Algorithmic trading, sometimes called 'algo trading,' is the use of computer algorithms to automate buying and selling financial securities like stocks, currencies, or commodities. Instead of a human watching the market and placing trades, a program follows pre-set instructions—called trading strategies—to make decisions at speeds and frequencies far beyond human capabilities. For example, one popular strategy is 'momentum trading,' where algorithms rapidly buy assets whose prices are rising and sell those whose prices are falling, trying to profit from small, frequent price changes.

So, how do algorithms decide when to trade? Mathematics is the heart of these decisions. Consider a simple moving average—a common mathematical technique where the algorithm tracks the average price of a stock over, say, the last 50 trades. If the current price jumps above this average, the algorithm might interpret it as a signal to buy. Layered on top of these signals are more complex computations: algorithms can process hundreds of data points in real-time, using principles from probability, statistics, and even game theory to weigh potential gains against risks.

Algorithmic trading connects directly to real-world money in powerful ways. High-frequency trading (HFT), a subset of algorithmic trading, executes thousands or even millions of trades in a single day. Each micro-trade might earn just a fraction of a cent, but in aggregate, these can add up to significant profits—or losses. As with any kind of investment, algorithmic trading carries risks. For instance, Haim Bodek, an expert in volatility trading, once saw his successful algorithms start losing money when market conditions changed unexpectedly, illustrating that no mathematical model is perfect.
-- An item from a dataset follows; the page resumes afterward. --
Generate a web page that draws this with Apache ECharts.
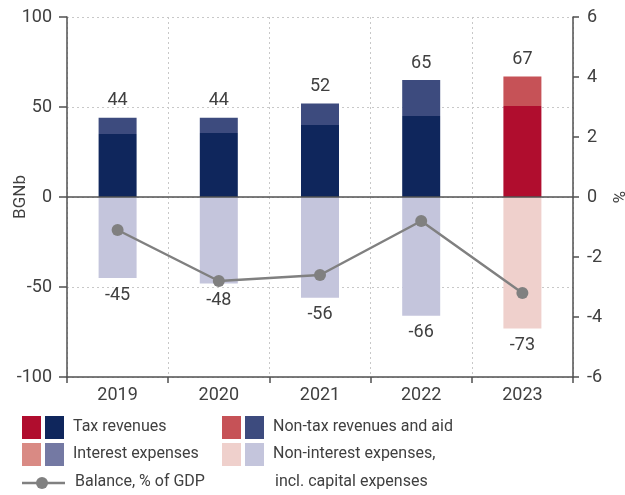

Major financial firms and even independent traders use algorithmic trading to navigate big, complex markets such as the New York Stock Exchange or the foreign exchange market. Programmer-traders like Brett Harrison and mathematicians like Jim Simons have built entire careers—and sometimes fortunes—on developing proprietary algorithms. Their work signals a blending of programming, mathematical skill, and financial know-how, proving that practical mathematics can lead directly to real-money outcomes in the global economy.

Algorithmic trading also raises important questions about fairness and regulation. Markets dominated by ultra-fast trading bots can react in milliseconds to news or rumors, sometimes leading to sudden price swings or unintended spikes. Governments and regulators increasingly rely on 'algorithmic governance' as well, using similar computational tools to oversee and regulate markets—a dynamic blend of automation and oversight sometimes called 'government by algorithm.'

For anyone interested in learning more, getting started with algorithmic trading involves both technical and financial education. Beginners often experiment with free tools to write simple trading scripts, back-test them against historical data, and slowly appreciate the balance between risk, reward, and the rigorous logic of math. With the right skills and knowledge, algorithmic trading is more than just a buzzword—it’s a window into the future of finance, where math and money move together at the speed of light.